Une observation toute récente confirmera cette manière de voir. Un jour du mois de juillet dernier le bruit se répand à Liège qu’une houillère est en feu. Ce n’était heureusement qu’une fausse alarme. Ce même jour, quatre élèves avaient passé devant moi d’une manière brillante un examen préparatoire aux études juridiques. Un incident assez émouvant avait en outre marqué la séance. La nuit, je les revois en rêve devant la table du jury ; puis un instant après, je les retrouve aux environs de la houillère en qualité d’ingénieurs. Or, il est facile de voir que ce n’est pas le rêve en lui-même qui les a gratifiés de cette qualité. C’est l’esprit qui, comme il le ferait dans son état normal, suppose naturellement que des jeunes gens présents à une catastrophe produite par le feu grisou sont les élèves des mines.

J’ai lu je ne sais où — c’est peut-être chez M. Wundt — que ce que nous regardons comme un seul rêve en contient vraisemblablement deux, trois ou davantage.
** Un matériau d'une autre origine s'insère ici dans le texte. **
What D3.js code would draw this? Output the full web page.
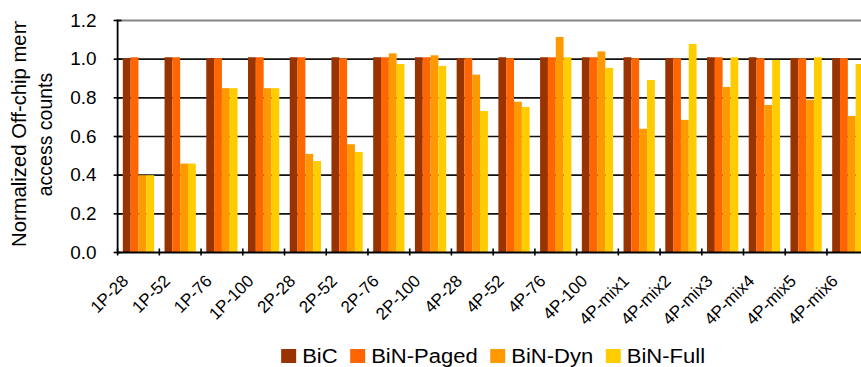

Cette pensée me paraît très juste ; ce qui nous fait croire à la continuité du rêve, c’est la persistance d’une même image. Le rêve que j’ai relaté au début se compose en réalité de quatre rêves : la neige, l’espièglerie de mon ami V… V…, la campagne, la forêt. L’enchaînement qu’on y découvre est dû uniquement à la permanence des lézards et de l’Asplenium. Bien mieux ; il est probable que ce sont les lézards dont j’ai rêvé dans le principe qui ont fait réapparaître à mon esprit la gravure du voyage de M. Biart. Quelquefois la suite des rêves se trouve dans un sentiment persis-

  1. Ouvrage cité, chap. VI, p. iii.